Jayne (Husband): Oh, I think you might wanna reconsider that last part. See, I married me a powerful ugly creature. Mal (Wife): How can you say that? How can you shame me in front of new people? Jayne (Husband): If I could make you purtier, I would. Mal (Wife): You are not the man I met a year ago.

'Our Mrs. Reynolds'


Natter 43: I Love My Dead Gay Whale Crosspost.  

Off-topic discussion. Wanna talk about corsets, duct tape, or physics? This is the place. Detailed discussion of any current-season TV must be whitefonted.


Dana - Apr 04, 2006 11:46:22 am PDT #8535 of 10001
I'm terrifically busy with my ennui.

Miami Vice continues with the really cool casting. Liam Neeson just bought it in the last ep I watched--they've also had a really young John Leguizamo, Lee Iacocca, Bianca Jagger...just tons of people.

Wiseguy is a great show for this. The current (meaning the one I'm currently watching on DVD) arc has Stanley Tucci, Ron Silver, and, of all people, Jerry Lewis. The previous arc had Paul Guilfoyle (Brass on CSI) and Tim Guinee. The one before that, Kevin Spacey, Joan Severane, and Annette Benning.


Topic!Cindy - Apr 04, 2006 11:47:08 am PDT #8536 of 10001
What is even happening?

Why would a person pierce an ear or an eyebrow or a tongue?
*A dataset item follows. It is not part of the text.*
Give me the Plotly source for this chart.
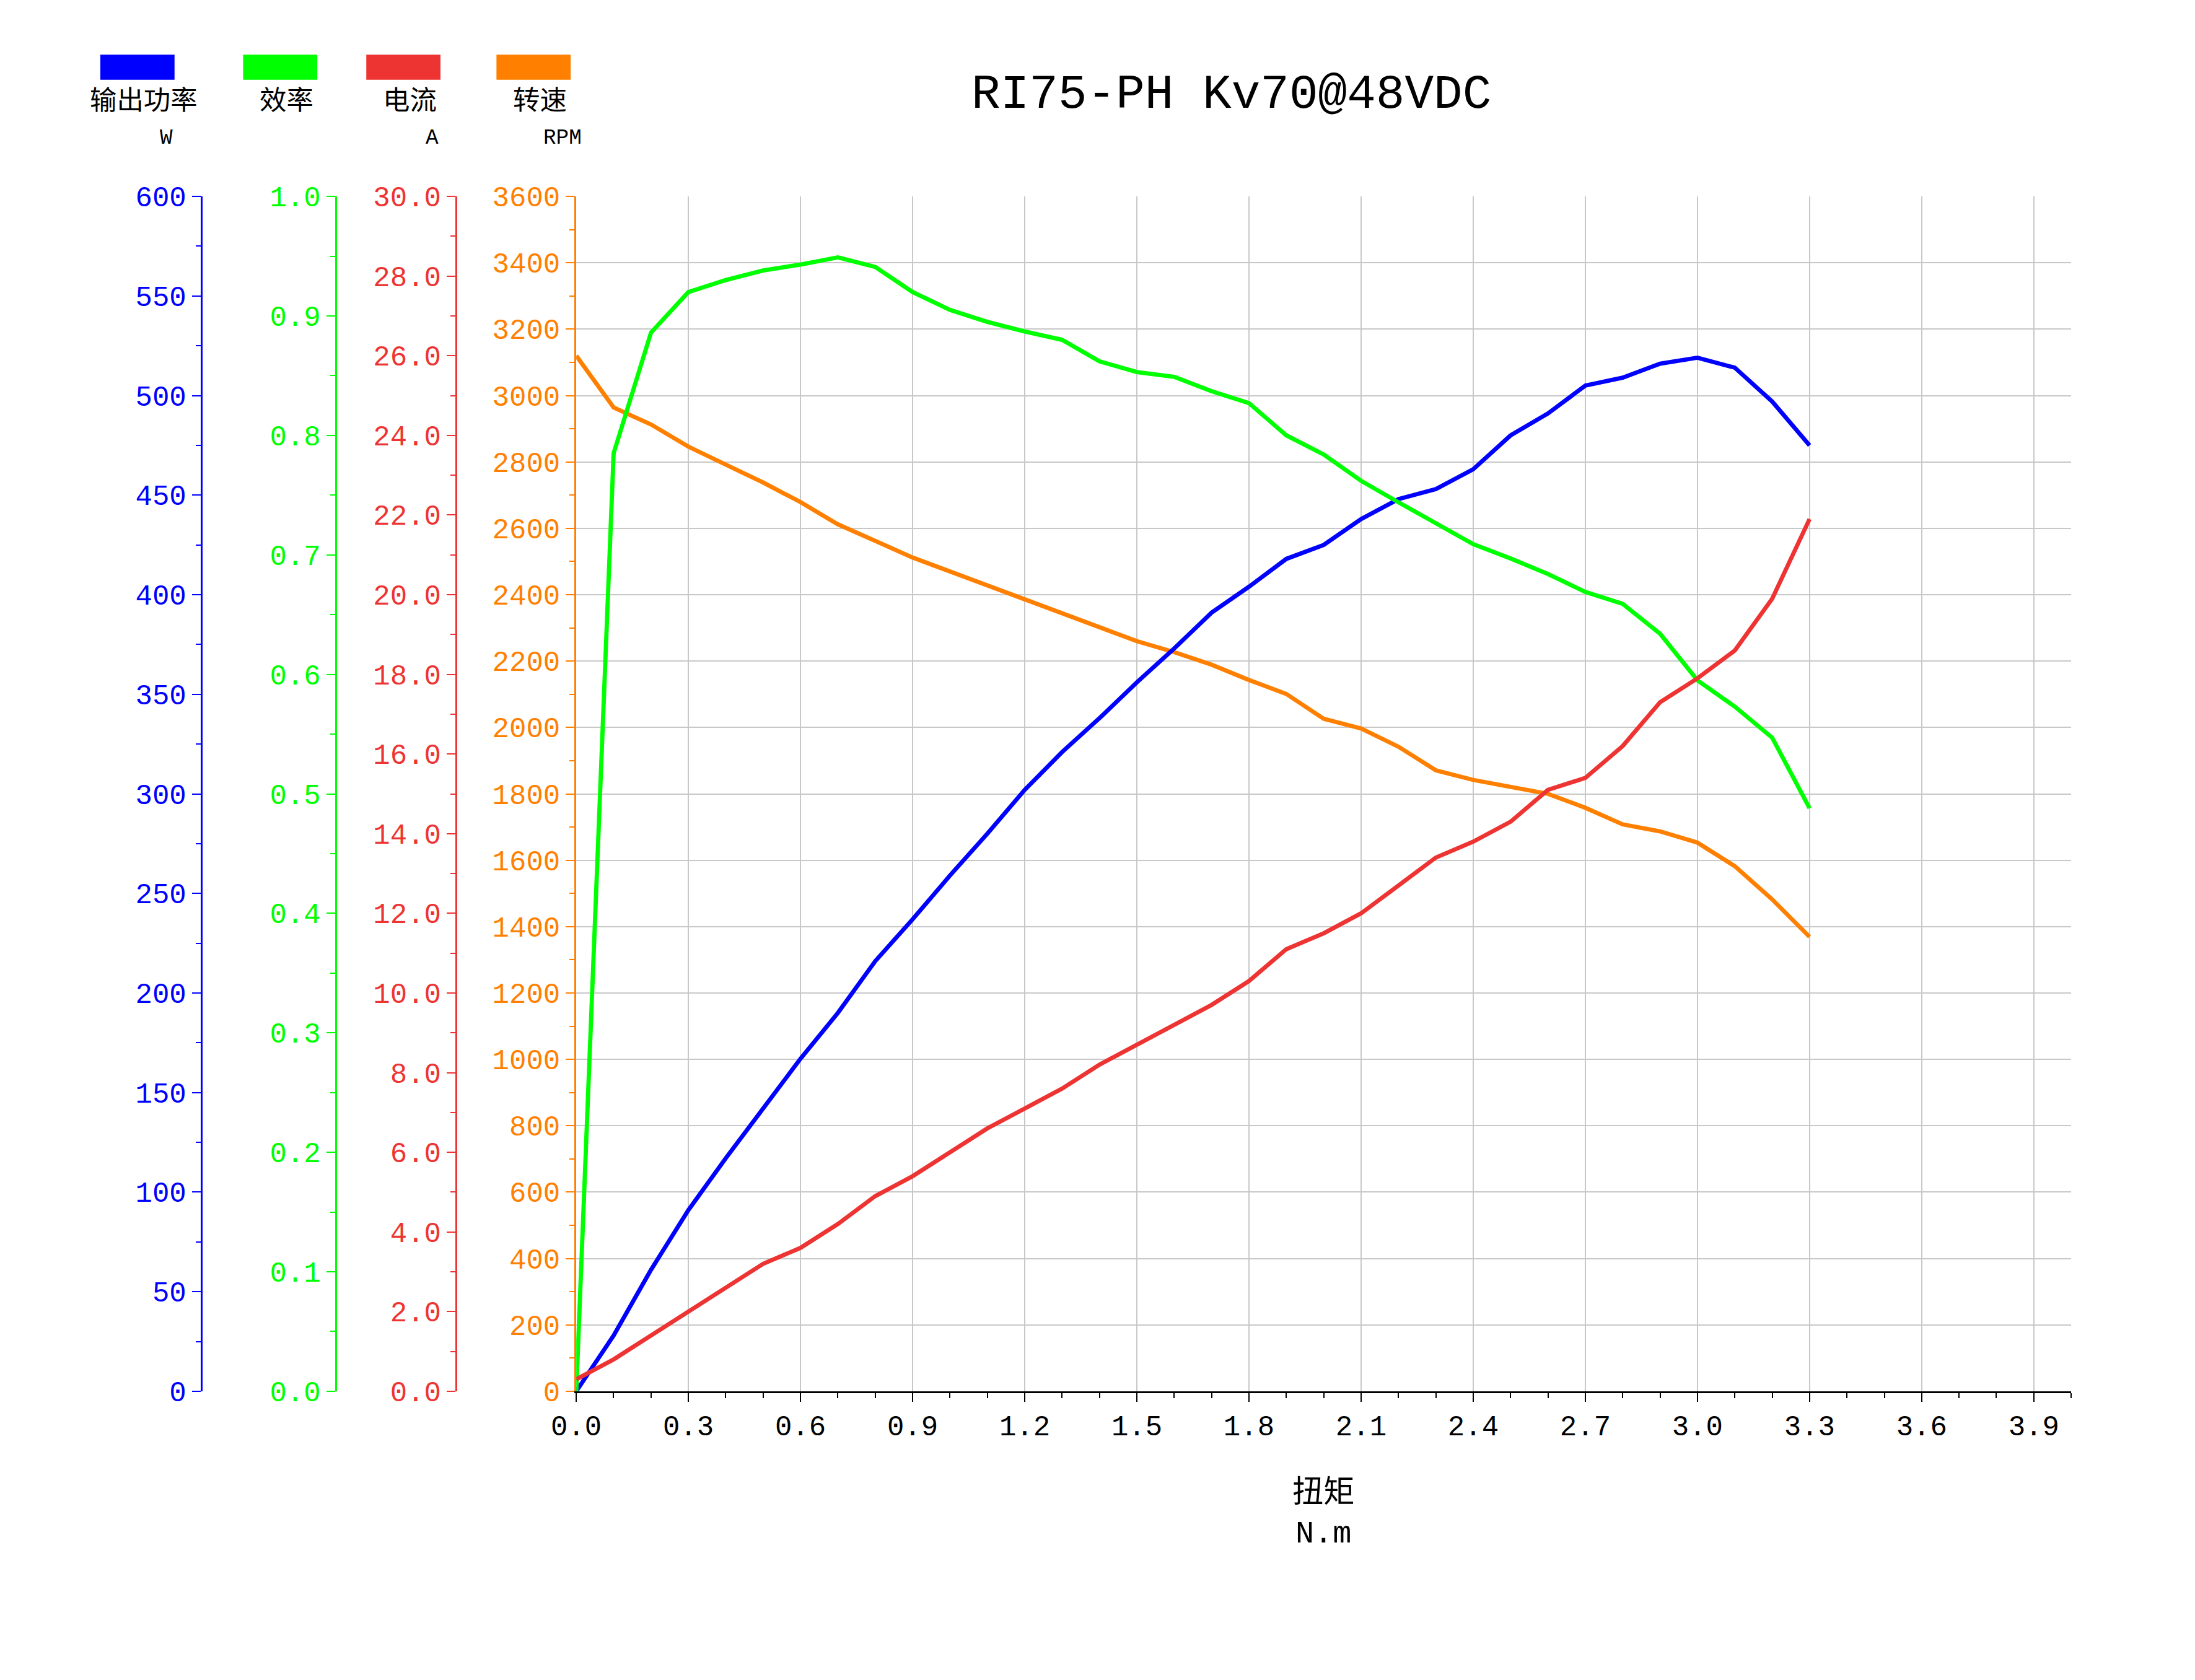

Jilli's answer hadn't posted when I loaded the page, and asked the question.

Piercing like you linked to in that picture though? Do I think people ought to be free to do it? I absolutely do. Do I understand the motive for that sort of extreme piercing, the way I do for an ear piercing, eyebrow piercing or tongue piercing? Not so much.


Jessica - Apr 04, 2006 11:48:14 am PDT #8537 of 10001
And then Ortus came and said "It's Ortin' time" and they all Orted off into the sunset

(Okay seriously folks -- nobody thinks that a company called Cyberdyne building a robot named HAL is asking for trouble? NOBODY?)


Topic!Cindy - Apr 04, 2006 11:48:48 am PDT #8538 of 10001
What is even happening?

I do, Jess. I'm just slow in catching up.


brenda m - Apr 04, 2006 11:49:13 am PDT #8539 of 10001
If you're going through hell/keep on going/don't slow down/keep your fear from showing/you might be gone/'fore the devil even knows you're there

Oh, I didn't even notice the name of the company. Extra spooky.


tommyrot - Apr 04, 2006 11:50:21 am PDT #8540 of 10001
Sir, it's not an offence to let your cat eat your bacon. Okay? And we don't arrest cats, I'm very sorry.

Okay seriously folks -- nobody thinks that a company called Cyberdyne building a robot named HAL is asking for trouble? NOBODY?

All we have to do is pass legislation prohibiting the HALs from using Skynet....


Jessica - Apr 04, 2006 11:51:07 am PDT #8541 of 10001
And then Ortus came and said "It's Ortin' time" and they all Orted off into the sunset

All we have to do is pass legislation prohibiting the HALs from using Skynet

By then it will be too late!


§ ita § - Apr 04, 2006 11:51:59 am PDT #8542 of 10001
Well not canonically, no, but this is transformative fiction.

On Online Identity. I'd never heard the term pseudonymity before. I like it.

I think this is an interesting thought exercise, but "Jesus Walked on Ice, Study Says" is just asking for trouble.

Map an IP.

Bra straps made for showing.

I understand the motive for that sort of extreme piercing, the way I do for an ear piercing, eyebrow piercing or tongue piercing?

What is the motive for an eyebrow piercing? Only one of my piercings had a motive other than "Hey! I want that!" I don't want back piercings, but I don't feel it needs (although it may have) any complex motivation.


Ginger - Apr 04, 2006 11:52:09 am PDT #8543 of 10001
"It didn't taste good. It tasted soooo horrible. It tasted like....a vodka martini." - Matilda

It's the high-tech way to create the evil hand.


tommyrot - Apr 04, 2006 11:53:04 am PDT #8544 of 10001
Sir, it's not an offence to let your cat eat your bacon. Okay? And we don't arrest cats, I'm very sorry.

By then it will be too late!

Not if we invent time machines first. And maintain an up-to-date database of all Sarah Connors.